Mais c’était là tout ce que j’avais pu connaître de l’histoire morale et politique de la Corée. Dans cet état d’ignorance ou de conjecture, des impressions toutes personnelles se dégageaient en moi: celle qui dominait tout d’abord était une sensation d’éloignement, la sensation étrange de l’isolement le plus complet qu’on pût imaginer puisque je me trouvais transporté dans le coin le plus abandonné de la contrée la plus retranchée du monde.

Des souvenirs de France me revenaient à l’esprit ; mais, par un singulier phénomène, ils me semblaient anciens déjà, presque effacés, comme si les faits et les impressions qu’ils me rappelaient se fussent passés il y a longtemps : la distance les transformait comme l’eussent fait beaucoup d’années écoulées.

D’ailleurs, les images vagues, les formes flottantes que ressuscite la mémoire, s’encadraient bien dans ce palais abandonné. Aux sensations pittoresques produites par le spectacle que j’avais sous les yeux correspondait en moi tout un ensemble d’idées ou d’émotions éveillées autrefois par des sensations analogues. Elles se reconstituaient avec la nuance précise qu’elles avaient eue jadis et qui les distinguait encore au milieu de toutes les banalités confuses et monotones de la vie ordinaire, mais elles se transposaient pour ainsi dire et trouvaient une expression nouvelle, presque idéale dans ce paysage de la terre de Corée.

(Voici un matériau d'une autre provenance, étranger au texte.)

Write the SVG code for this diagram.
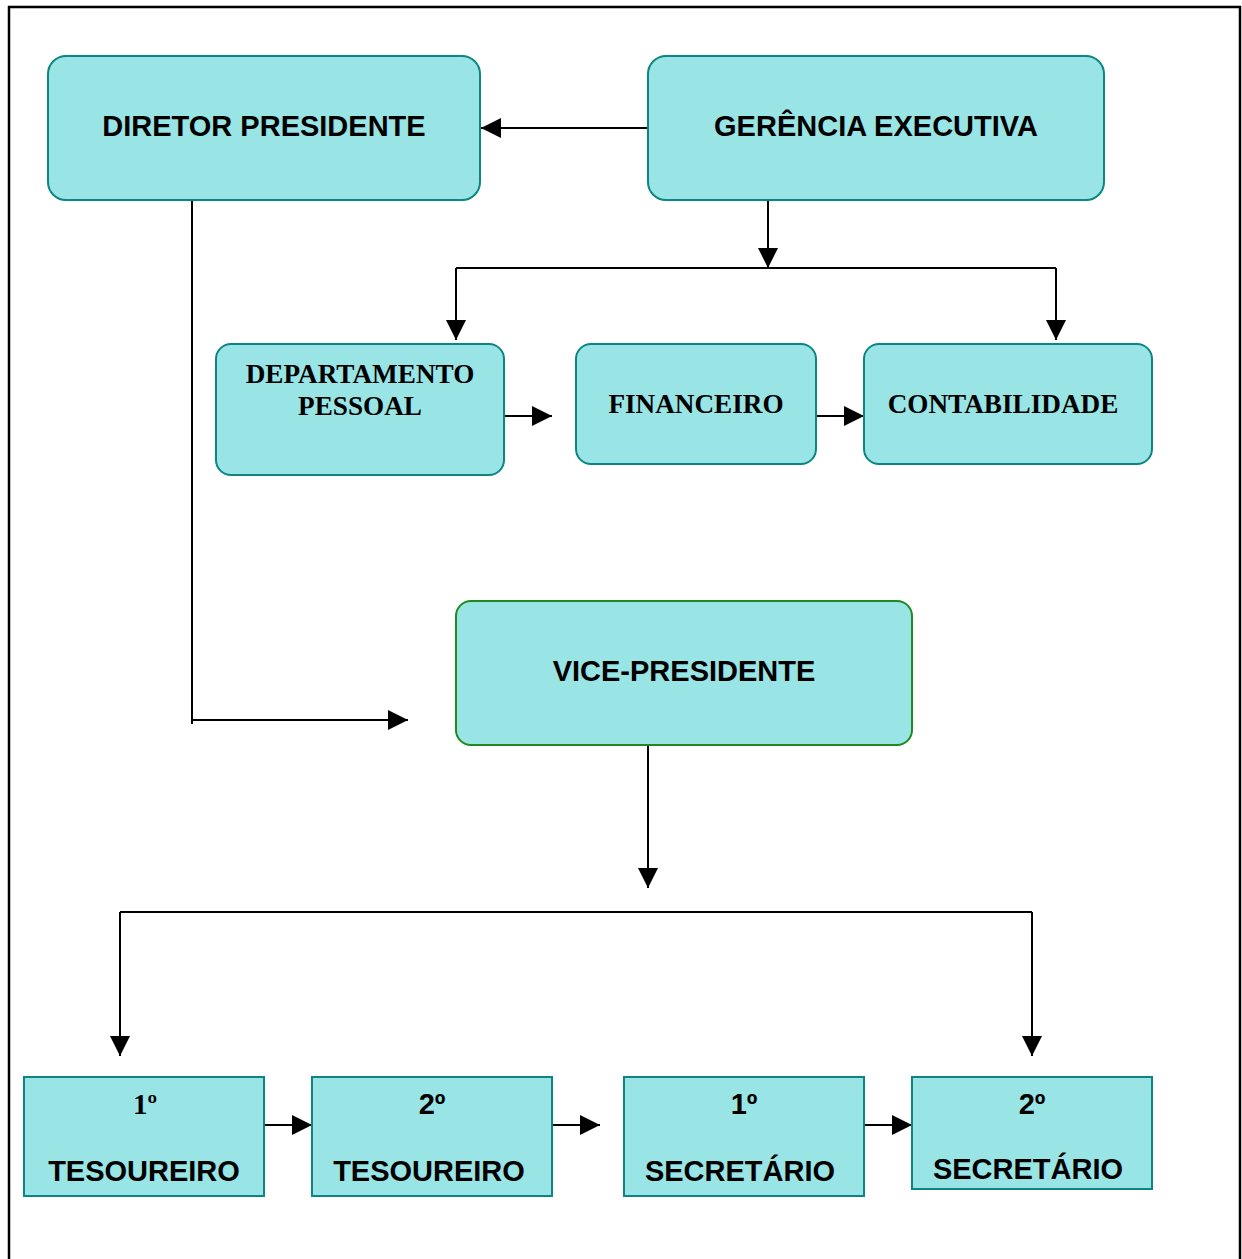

Il s’en dégageait, en effet, une impression pénétrante de mélancolie sereine, de tendresse recueillie et pensive, d’émotion discrète, contenue, apaisée. Rien ne troublait cette tranquillité, cet assoupissement des choses, sinon, par instans, un vol de flamans rouges dont le cri effarouché traversait l’air comme parfois une réminiscence douloureuse traverse tout à coup la quiétude de l’esprit.